Brief » Leave the pictures out and quote every line from the start of the listing to the line with "var yTicks = [72,73,74,75,76,77,78,79,80];", inclusive.

Provided material »
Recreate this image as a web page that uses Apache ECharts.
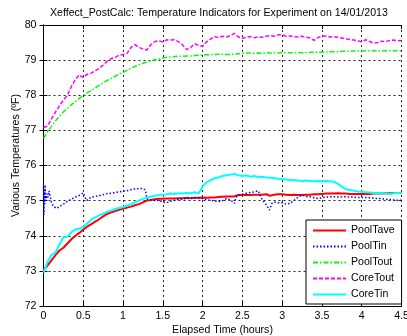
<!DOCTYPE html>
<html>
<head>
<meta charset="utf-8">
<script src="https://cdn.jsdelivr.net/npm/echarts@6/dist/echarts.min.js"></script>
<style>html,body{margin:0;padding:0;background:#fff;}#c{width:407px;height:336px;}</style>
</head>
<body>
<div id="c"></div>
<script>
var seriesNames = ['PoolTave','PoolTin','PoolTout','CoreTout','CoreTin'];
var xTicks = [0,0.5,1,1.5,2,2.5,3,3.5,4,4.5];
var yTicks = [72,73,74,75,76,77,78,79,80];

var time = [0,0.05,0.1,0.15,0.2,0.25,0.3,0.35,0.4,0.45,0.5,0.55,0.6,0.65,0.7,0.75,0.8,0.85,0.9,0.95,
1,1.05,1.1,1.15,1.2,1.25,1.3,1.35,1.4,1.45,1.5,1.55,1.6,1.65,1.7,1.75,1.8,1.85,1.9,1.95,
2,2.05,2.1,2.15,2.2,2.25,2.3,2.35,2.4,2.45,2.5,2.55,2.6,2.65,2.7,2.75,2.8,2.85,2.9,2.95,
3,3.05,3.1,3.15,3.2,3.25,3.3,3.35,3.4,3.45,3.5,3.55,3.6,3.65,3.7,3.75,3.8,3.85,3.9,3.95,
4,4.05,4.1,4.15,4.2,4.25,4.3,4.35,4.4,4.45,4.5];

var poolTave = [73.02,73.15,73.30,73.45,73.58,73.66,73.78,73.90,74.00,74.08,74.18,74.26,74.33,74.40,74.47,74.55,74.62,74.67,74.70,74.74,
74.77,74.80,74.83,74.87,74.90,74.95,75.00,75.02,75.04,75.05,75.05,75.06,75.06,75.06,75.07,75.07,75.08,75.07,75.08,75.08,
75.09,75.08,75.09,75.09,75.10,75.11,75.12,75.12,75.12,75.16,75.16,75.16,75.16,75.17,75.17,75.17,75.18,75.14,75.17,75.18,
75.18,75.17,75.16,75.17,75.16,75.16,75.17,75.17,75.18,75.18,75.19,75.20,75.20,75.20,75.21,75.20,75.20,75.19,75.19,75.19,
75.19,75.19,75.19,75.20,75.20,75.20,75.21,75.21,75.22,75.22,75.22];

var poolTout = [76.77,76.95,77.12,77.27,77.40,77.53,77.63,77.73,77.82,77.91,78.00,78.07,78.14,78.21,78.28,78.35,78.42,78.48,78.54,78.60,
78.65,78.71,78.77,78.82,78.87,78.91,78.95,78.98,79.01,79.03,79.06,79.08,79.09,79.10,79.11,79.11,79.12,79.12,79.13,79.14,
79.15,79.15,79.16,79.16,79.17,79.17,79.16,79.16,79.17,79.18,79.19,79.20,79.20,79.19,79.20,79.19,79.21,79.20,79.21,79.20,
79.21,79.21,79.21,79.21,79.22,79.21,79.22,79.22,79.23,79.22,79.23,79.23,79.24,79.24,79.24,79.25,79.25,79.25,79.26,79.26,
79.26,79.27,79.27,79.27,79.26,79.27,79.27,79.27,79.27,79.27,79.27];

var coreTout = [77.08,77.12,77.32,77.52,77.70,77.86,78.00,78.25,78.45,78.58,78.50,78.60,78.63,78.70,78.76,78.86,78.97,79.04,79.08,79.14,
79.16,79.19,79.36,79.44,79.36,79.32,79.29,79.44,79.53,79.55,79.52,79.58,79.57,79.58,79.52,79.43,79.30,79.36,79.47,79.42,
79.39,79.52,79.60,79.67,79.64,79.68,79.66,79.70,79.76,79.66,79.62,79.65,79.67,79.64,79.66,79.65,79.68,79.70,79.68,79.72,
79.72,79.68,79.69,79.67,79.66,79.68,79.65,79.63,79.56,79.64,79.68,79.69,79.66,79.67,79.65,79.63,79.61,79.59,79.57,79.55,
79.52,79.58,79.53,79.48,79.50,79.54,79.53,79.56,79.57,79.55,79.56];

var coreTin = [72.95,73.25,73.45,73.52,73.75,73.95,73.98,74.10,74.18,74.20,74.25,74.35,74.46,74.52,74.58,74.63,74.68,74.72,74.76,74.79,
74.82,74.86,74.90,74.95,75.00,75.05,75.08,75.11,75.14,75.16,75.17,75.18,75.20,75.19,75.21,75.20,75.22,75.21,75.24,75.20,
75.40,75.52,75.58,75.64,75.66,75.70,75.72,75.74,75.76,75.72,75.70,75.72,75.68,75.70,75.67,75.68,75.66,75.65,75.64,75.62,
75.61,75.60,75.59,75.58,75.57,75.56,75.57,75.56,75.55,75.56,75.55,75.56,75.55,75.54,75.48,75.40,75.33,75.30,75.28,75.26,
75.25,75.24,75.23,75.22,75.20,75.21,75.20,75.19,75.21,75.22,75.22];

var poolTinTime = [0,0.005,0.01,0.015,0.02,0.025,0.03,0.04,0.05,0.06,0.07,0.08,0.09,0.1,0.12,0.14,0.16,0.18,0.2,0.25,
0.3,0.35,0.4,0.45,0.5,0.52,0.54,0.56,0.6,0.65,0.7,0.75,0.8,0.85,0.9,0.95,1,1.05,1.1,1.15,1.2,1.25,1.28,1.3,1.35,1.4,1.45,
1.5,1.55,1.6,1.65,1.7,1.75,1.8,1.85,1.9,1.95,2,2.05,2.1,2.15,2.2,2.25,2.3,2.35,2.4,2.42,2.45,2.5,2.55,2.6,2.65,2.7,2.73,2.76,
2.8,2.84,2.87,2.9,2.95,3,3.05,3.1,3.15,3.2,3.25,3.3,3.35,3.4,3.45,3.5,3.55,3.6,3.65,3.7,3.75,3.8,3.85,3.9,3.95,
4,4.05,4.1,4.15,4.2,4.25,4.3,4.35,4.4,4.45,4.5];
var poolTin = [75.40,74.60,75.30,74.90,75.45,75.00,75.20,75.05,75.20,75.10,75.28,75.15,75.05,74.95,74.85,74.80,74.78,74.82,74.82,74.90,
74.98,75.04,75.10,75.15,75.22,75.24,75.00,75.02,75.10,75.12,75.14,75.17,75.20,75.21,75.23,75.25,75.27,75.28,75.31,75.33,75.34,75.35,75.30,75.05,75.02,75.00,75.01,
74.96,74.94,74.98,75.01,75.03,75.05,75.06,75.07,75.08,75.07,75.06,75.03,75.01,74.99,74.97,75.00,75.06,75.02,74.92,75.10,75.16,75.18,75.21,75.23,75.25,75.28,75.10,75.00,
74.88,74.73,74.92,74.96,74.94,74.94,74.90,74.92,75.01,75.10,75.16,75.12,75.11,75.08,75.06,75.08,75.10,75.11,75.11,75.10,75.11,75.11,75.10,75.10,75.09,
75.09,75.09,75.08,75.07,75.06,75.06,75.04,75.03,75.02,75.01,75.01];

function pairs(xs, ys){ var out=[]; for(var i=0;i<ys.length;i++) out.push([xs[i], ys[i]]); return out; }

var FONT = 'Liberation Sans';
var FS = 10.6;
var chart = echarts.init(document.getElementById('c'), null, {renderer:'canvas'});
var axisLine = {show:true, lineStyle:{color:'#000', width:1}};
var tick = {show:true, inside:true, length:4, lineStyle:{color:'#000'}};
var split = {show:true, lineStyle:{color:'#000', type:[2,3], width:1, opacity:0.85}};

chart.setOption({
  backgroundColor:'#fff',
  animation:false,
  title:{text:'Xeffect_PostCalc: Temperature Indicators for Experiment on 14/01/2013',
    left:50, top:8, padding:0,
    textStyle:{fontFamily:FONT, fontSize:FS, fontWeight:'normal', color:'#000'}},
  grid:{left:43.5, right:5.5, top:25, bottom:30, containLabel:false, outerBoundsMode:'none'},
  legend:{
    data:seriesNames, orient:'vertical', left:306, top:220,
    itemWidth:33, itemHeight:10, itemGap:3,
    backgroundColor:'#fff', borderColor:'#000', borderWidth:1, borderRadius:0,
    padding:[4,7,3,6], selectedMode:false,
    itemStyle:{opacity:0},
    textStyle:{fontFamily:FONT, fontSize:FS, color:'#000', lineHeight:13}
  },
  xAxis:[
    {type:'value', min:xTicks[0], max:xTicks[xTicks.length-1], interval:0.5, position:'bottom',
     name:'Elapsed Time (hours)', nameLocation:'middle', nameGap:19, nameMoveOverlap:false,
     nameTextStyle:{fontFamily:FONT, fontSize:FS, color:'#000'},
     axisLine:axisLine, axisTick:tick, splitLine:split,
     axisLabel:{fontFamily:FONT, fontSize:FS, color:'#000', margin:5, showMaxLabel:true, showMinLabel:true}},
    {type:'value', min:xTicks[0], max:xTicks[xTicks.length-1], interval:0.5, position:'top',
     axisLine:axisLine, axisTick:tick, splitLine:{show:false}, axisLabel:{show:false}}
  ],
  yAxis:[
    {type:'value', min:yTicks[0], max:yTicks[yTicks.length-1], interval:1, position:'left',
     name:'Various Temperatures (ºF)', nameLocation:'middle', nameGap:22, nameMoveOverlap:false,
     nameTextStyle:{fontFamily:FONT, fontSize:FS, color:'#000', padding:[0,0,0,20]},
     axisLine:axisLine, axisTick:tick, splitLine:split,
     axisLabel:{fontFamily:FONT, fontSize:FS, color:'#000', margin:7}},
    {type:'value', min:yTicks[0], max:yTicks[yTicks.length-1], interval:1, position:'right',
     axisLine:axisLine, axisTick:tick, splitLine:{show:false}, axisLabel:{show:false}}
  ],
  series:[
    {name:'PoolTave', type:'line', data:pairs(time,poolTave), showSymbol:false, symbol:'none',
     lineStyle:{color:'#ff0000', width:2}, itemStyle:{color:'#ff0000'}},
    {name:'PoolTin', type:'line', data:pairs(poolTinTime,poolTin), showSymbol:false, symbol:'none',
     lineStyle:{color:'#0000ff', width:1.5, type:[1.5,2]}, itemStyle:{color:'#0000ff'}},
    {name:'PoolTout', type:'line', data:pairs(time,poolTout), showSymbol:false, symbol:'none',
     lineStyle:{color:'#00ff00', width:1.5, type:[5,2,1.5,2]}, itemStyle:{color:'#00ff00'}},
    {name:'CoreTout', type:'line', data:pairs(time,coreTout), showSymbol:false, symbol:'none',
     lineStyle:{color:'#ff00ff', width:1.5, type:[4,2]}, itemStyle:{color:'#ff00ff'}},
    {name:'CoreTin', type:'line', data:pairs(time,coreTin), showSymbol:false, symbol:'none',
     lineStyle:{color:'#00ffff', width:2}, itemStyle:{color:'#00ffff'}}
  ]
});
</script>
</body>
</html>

Output of the exercise »
Recreate this image as a web page that uses Apache ECharts.
<!DOCTYPE html>
<html>
<head>
<meta charset="utf-8">
<script src="https://cdn.jsdelivr.net/npm/echarts@6/dist/echarts.min.js"></script>
<style>html,body{margin:0;padding:0;background:#fff;}#c{width:407px;height:336px;}</style>
</head>
<body>
<div id="c"></div>
<script>
var seriesNames = ['PoolTave','PoolTin','PoolTout','CoreTout','CoreTin'];
var xTicks = [0,0.5,1,1.5,2,2.5,3,3.5,4,4.5];
var yTicks = [72,73,74,75,76,77,78,79,80];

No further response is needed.